Auch an der Annahme der neuen Währung in der Bevölkerung haperte es. Bereits im Vorfeld hatte es Proteste gegen den Plan gegeben. In einer im Dezember durchgeführten Umfrage der Universität UCA gaben insgesamt 70,1 Prozent der knapp 1300 Teilnehmer an, wenig oder kein Vertrauen in Bitcoin zu haben. Mehr als ein Fünftel wusste nach eigenen Angaben nicht, was Bitcoin ist. Etwa 70 Prozent der Einwohner El Salvadors, wo seit 2001 der US-Dollar statt einer eigenen Währung als Zahlungsmittel benutzt wird, haben laut Regierung kein Bankkonto.
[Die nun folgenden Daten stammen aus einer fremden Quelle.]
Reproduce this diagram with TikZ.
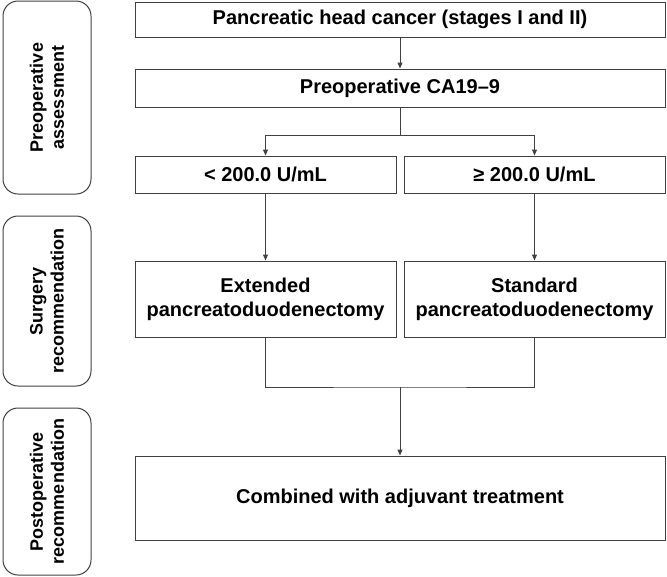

Die Industrie- und Handelskammer befragte im Januar die kleinen und mittleren Unternehmen des Landes. Von ihnen gaben fast 92 Prozent an, die Bitcoin-Einführung habe keine Auswirkungen auf ihr Geschäft gehabt. 86 Prozent hatten das Zahlungsmittel demnach nicht genutzt.

Der Internationale Währungsfonds (IWF), mit dem El Salvador um ein Kreditpaket in Höhe von 1,3 Milliarden US-Dollar verhandelt, forderte das Land im Januar auf, Bitcoin wegen zu großer finanzieller Risiken den Status als gesetzliches Zahlungsmittel wieder zu entziehen. Die Kryptowährung ist heftigen Kursschwankungen unterworfen.